August 8, 2007
I rented a movie called Zodiac over the weekend, and it took me back to the 1970's. Someone in the newspaper office flashed a page of political cartoons at our hero -- there were caricatures of Richard Nixon on the page. The movie was full of scenes of people making urgent phone calls from phone booths.
And every once in a while a big clunky phone actually rang -- you remember, "Ring? Ring? Ring?" and when its receiver was picked up and listened to there there was nothing but heavy breathing coming from the other side.
Everything about this movie was pretty close to authentic. Without being maddeningly precious about it, costume and set-wise, people looked pretty much like they once did. (Now that I think about it, I didn't see any men in sideburns or bell bottoms, but going that far would be jarring today.) It's an intense little thriller about a real situation in San Francisco when serial killers were still in the shadows and even the term was not yet in general use.
There are excellent performances. I always admire Robert Downey (and of course my mind always goes to how much I hope he's really past his addiction). In this one his portrayal of an addict with a wasted life is chillingly spot-on. One scene in the newsroom when he is functioning but literally falling-down-drunk is especially well done.
Jake Gillenhahl gives an engrossing performance as the newspaper cartoonist who gets drawn into the murder trail because of his fascination with codes and puzzles, and hangs on to his detective work long after all else have shelved the whole deal. He seems to have the case solved by the end of the film, but there is no real conclusion.
Zodiac is not a chick flick. Not to say that a woman wouldn't enjoy this movie -- I was totally taken in by it -- but there are only a few female characters in it as sort of wallpaper, worrying about their men. The actresses are as good as the actors, and I would say I loved the first-date scene; but this is a movie about men doing police work, on the fringe of the old newspaper world. There is a faint smell of booze, cigarettes and sweat about it. There isn't much light to find your way around. But it captures a real situation in a real time and place and presents us with a constellation of good actors doing their jobs.

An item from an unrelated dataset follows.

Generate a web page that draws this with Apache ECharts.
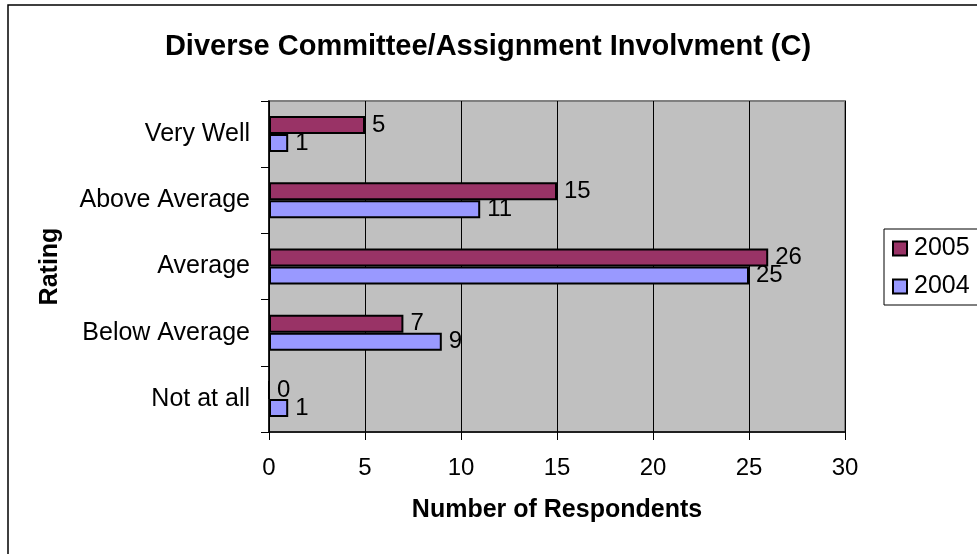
<!DOCTYPE html>
<html>
<head>
<meta charset="utf-8">
<title>Diverse Committee/Assignment Involvment (C)</title>
<script src="https://cdn.jsdelivr.net/npm/echarts@6/dist/echarts.min.js"></script>
<style>
  html, body { margin: 0; padding: 0; background: #ffffff; }
  #chart { width: 977px; height: 554px; }
</style>
</head>
<body>
<div id="chart"></div>
<script>
// Rating categories, listed top to bottom
var categories = ['Very Well', 'Above Average', 'Average', 'Below Average', 'Not at all'];
// Respondent counts per rating
var values2005 = [5, 15, 26, 7, 0];
var values2004 = [1, 11, 25, 9, 1];
var xTicks = [0, 5, 10, 15, 20, 25, 30];

var FONT = '"Liberation Sans", Arial, sans-serif';

var chart = echarts.init(document.getElementById('chart'), null, { renderer: 'canvas' });

var labelStyle = {
  show: true,
  position: 'right',
  distance: 7,
  color: '#000',
  fontSize: 24,
  fontFamily: FONT
};

chart.setOption({
  animation: false,
  backgroundColor: '#ffffff',
  title: {
    text: 'Diverse Committee/Assignment Involvment (C)',
    left: 483,
    top: 27,
    textAlign: 'center',
    textStyle: { fontSize: 29, fontWeight: 'bold', color: '#000', fontFamily: FONT }
  },
  graphic: [{
    type: 'rect',
    shape: { x: 8, y: 5, width: 1000, height: 600 },
    style: { fill: 'none', stroke: '#000', lineWidth: 1.5 },
    silent: true,
    z: 100
  }],
  legend: {
    orient: 'vertical',
    left: 884,
    top: 229,
    padding: [7, 40, 6, 8],
    itemGap: 13,
    itemWidth: 14,
    itemHeight: 14,
    icon: 'rect',
    borderColor: '#000',
    borderWidth: 1,
    data: ['2005', '2004'],
    textStyle: { fontSize: 25, color: '#000', fontFamily: FONT, padding: [0, 0, 0, 2] }
  },
  grid: {
    left: 269,
    right: 132,
    top: 101,
    bottom: 122,
    show: true,
    backgroundColor: '#C0C0C0',
    borderColor: '#808080',
    borderWidth: 2
  },
  xAxis: {
    type: 'value',
    min: 0,
    max: 30,
    interval: 5,
    name: 'Number of Respondents',
    nameLocation: 'middle',
    nameGap: 66,
    nameTextStyle: { fontSize: 25, fontWeight: 'bold', color: '#000', fontFamily: FONT },
    axisLine: { show: true, lineStyle: { color: '#000', width: 1.5 } },
    axisTick: { show: true, length: 8, lineStyle: { color: '#000' } },
    axisLabel: {
      margin: 24,
      fontSize: 24,
      color: '#000',
      fontFamily: FONT,
      formatter: function (v) { return xTicks.indexOf(v) >= 0 ? String(v) : ''; }
    },
    splitLine: { show: true, lineStyle: { color: '#000', width: 1 } }
  },
  yAxis: {
    type: 'category',
    data: categories,
    inverse: true,
    name: 'Rating',
    nameLocation: 'middle',
    nameRotate: 90,
    nameGap: 206,
    nameTextStyle: { fontSize: 25, fontWeight: 'bold', color: '#000', fontFamily: FONT },
    axisLine: { show: true, lineStyle: { color: '#000', width: 1.5 } },
    axisTick: { show: true, length: 8, lineStyle: { color: '#000' } },
    axisLabel: { margin: 19, fontSize: 25, color: '#000', fontFamily: FONT },
    splitLine: { show: false }
  },
  series: [
    {
      name: '2005',
      type: 'bar',
      data: values2005,
      barWidth: 18,
      barGap: '0%',
      itemStyle: { color: '#993366', borderColor: '#000', borderWidth: 2 },
      label: labelStyle
    },
    {
      name: '2004',
      type: 'bar',
      data: values2004,
      barWidth: 18,
      barGap: '0%',
      itemStyle: { color: '#9999FF', borderColor: '#000', borderWidth: 2 },
      label: labelStyle
    }
  ]
});
</script>
</body>
</html>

Mark Ruffalo plays the police detective who is said to have been the man the movie Bullitt -- there's one to see again! -- was based upon. Brian Cox does a wonderful turn as attorney Marvin Belli, who has the one laugh line in the movie. And the odd Charles Fleischer will scare your socks off. The film's lead suspect is well defined by an actor I never saw before, John Carroll Lynch.
All through the film I was reminded of the little technological advances that have subtly changed our everyday lives, and for some reason when the hero starts getting phone calls with heavy breathing, I remembered how prevalent those "breather" calls used to be. Why isn't anybody breathing heavy on the phone any more? Even 19 years ago, when I first moved back to Fairhope, people were still getting those calls. I got one at my old house on North Bayview. Now I have "Caller ID" which tells me at least the phone number -- or "Unknown Number, Unknown Caller," before I pick up the phone.
Think of all the advances in police work -- phone records, even DNA -- that have made this kind of movie a quaint period piece. And eliminated all those obscene phone calls.